Cependant, au Moyen Âge, l’hirudothérapie était encore peu répandue malgré l’approbation d’Ambroise Paré, particulièrement pour traiter l’aménorrhée. Elle demeure essentiellement dans le domaine de la médecine populaire, fréquemment adoptée par les barbiers au même titre que les ventouses.
Par contraste, le XIXème siècle devient l’âge d’or de l’hirudothérapie, largement promue par Victor Broussais (1778-1838) dans sa Doctrine Physiologique. Cette popularité a entraîné une consommation massive de sangsues en France, obligeant à les importer face à la diminution des populations locales. Malgré une augmentation constante des coûts, l’enthousiasme pour l’hirudothérapie s’étend en Allemagne, en Angleterre et même en Amérique.
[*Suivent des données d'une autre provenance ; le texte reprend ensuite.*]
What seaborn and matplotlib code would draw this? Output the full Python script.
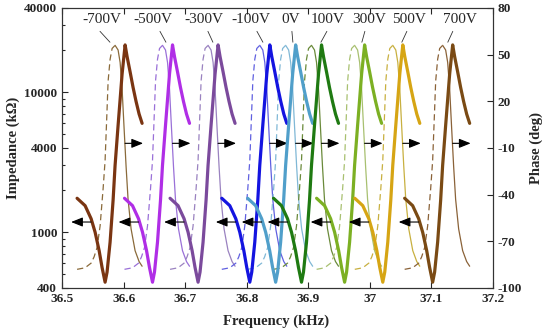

Toutefois, avec l’avènement de la microbiologie et de la stérilisation au milieu du XIXème siècle, l’hirudothérapie connait un déclin marqué, devenant un vestige de la médecine populaire au XXème siècle. Malgré leur raréfaction due à l’assèchement des marais et à l’usage de pesticides et autres polluants qui contaminent les eaux pures dans lesquelles elles aiment évoluer, les sangsues sont progressivement remises en valeur dans certaines régions, en particulier en Allemagne, en Suisse, et aux États-Unis.
Pendant ce temps, la médecine européenne évolue, laissant derrière la théorie des humeurs pour se tourner vers l’anatomie aux XVIIe et XVIIIe siècles, puis vers l’anatomoclinique – qui étudie et relie les symptômes observés et les modifications fonctionnelles à des changements spécifiques dans les organes – aux XIXe et XXe siècles. Ainsi, la médecine européenne est passée de la théorie des structures à une science clinique concrète.
Du XXe siècle à nos jours
En 1939, Lindemann, découvre la présence de dérivés d’histamine dans leur salive. Bien que l’hirudine ait été découverte par Hayward en 1884, ce n’est qu’en 1955 que l’on parvient à isoler cette substance.
En 1980 on assiste à un regain d’intérêt pour l’hirudothérapie venu des États-Unis, avec une littérature médicale anglophone abondante sur le sujet
La fin du XXème siècle témoigne d’un regain d’intérêt pour les sangsues, notamment dans le domaine de la naturopathie et de la chirurgie réparatrice. John Friedrich Dieffenbach, pionnier de la chirurgie plastique, avait déjà utilisé les sangsues avec succès au XIXème siècle. Aux États-Unis, leur utilisation en chirurgie réparatrice débute dans les années 80, tandis qu’en France, elles sont employées pour la première fois en 1972 par le Professeur Baudet à Bordeaux pour une réimplantation digitale.
Diverses études médicales récentes mettent en lumière l’efficacité de l’hirudothérapie dans le traitement de certaines pathologies, comme la gonarthrose, la rhizarthrose, les épicondylites ou les hématomes. Plusieurs hôpitaux mondiaux ont également contribué à des études cliniques sur la gonarthrose.
Malgré les résultats probants, l’hirudothérapie reste peu pratiquée en France comparé à d’autres pays. En Allemagne et en Suisse, l’usage des sangsues est bien plus courant et, en Suisse, l’hirudothérapie est même intégrée au programme de formation des Naturopathes.
En Europe de l’Est, l’utilisation des sangsues n’a jamais cessé, aussi bien dans le domaine privé que médical. Les Russes ont notamment développé une technologie de production de sangsues en laboratoire à grande échelle. De nombreux travaux sur l’hirudothérapie sont d’ailleurs écrits en Russe.
Conclusion
L’hirudothérapie a traversé les âges, de l’Inde à l’Egypte, de la Grèce à la France médiévale, jusqu’à nos jours. Elle a survécu et prospéré grâce à l’efficacité indéniable de ces petites créatures, les sangsues, dans le traitement de diverses maladies. Aujourd’hui, l’hirudothérapie conserve toujours une place importante, preuve de la pertinence de cette pratique ancestrale.